Somebody has been gifted a tropical fish in a bowl. Lee Ja-young takes it out to the country to release it into a stream - and then sees the stream is full of dead fish, and a large pipe is emitting waste into the water. All the action follows from here. An investigation; agreements signed by locals to accept nominal compensation; falsification of the report; shredding of the original report (by a low-ranking man) is ordered. Eventually, nonetheless, the ladies win. There's a plot twist to accomplish this. The whole catastrophe has been used as a way to enable purchase and incorporation of the company by an international firm. This is the trio's wedge, because they organize the shareholders against the corrupt administration.

A small cadre of evil Americans make up the baddies of the piece, by the way, which leads to a typically spicy "Letterboxd" comment (from Júlia Falcão): "the way Koreans always hire the worst ever white actors to play all the white characters... iconic." The English teacher (Tyler Rasch) is loud and specific in his constant off-the-wall instruction consisting of company slogans or alleged sayings included on previous Toeic Tests. He is sad because he is an illustration of how bad English classes can be; and whenever the women say something in English, I can't make out a word (Koreans would get subtitles, but we don't). More inexplicable is the unxious, tall, allegedly "handsome" company "President" Billy (David Lee McInnis, an actor living and working in South Korea), who understands Korean but replies nearly always in English. Two Americans are nondescript, thuggish heavies in the background manipulating things for upper management. There is also John D. Michaels, apparently another American actor living in Korea, as the "MIT" Global Capital Executive.

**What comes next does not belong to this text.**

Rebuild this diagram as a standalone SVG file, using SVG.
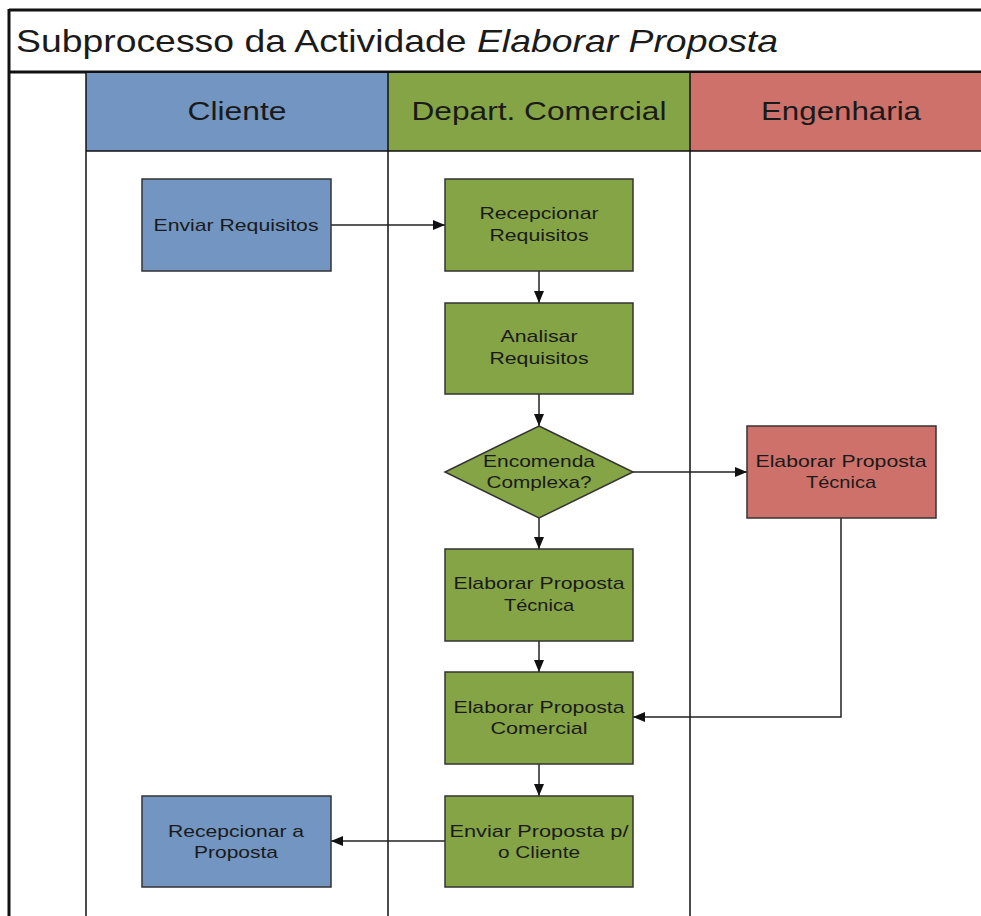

All this is part of a needlessly complicated plot that provides many evil high company officials when one or two would have done better. Likewise the hurried scheme to undermine global capital's effort to take over the company substitutes complication for believability. Erin Brockovich, with Julia Roberts' gratuitous cleavage and Steven Soderbergh's disappointingly (after all the hype) merely workmanlike direction, is hardly a model of filmmaking subtlety and complexity, but it does give the sense of depicting real events, whereas Samjin Company English Class is more an eye-popping, momentarily distracting cinematic twittering machine, which leaves one unsatisfied and perhaps a little confused. It is slick, entertaining, and in parts, in its way, well acted. The three central ladies never cease to be watchable and charming. But this is not a good movie. Maybe the younger Korean audience learns something from it about women at the workplace before they were born. Let's hope so. And let's hope it's better now.

Samjin Company English Class 삼진그룹 영어토익반, 110 mins., has released between Oct. 2020 and July 2021 in South Korea, Singapore, Indonesia and Japan. Screened for this review as part of the Aug. 6-22, 2021 NY Asian Film Festival (shceduled for Aug. 14, 2021).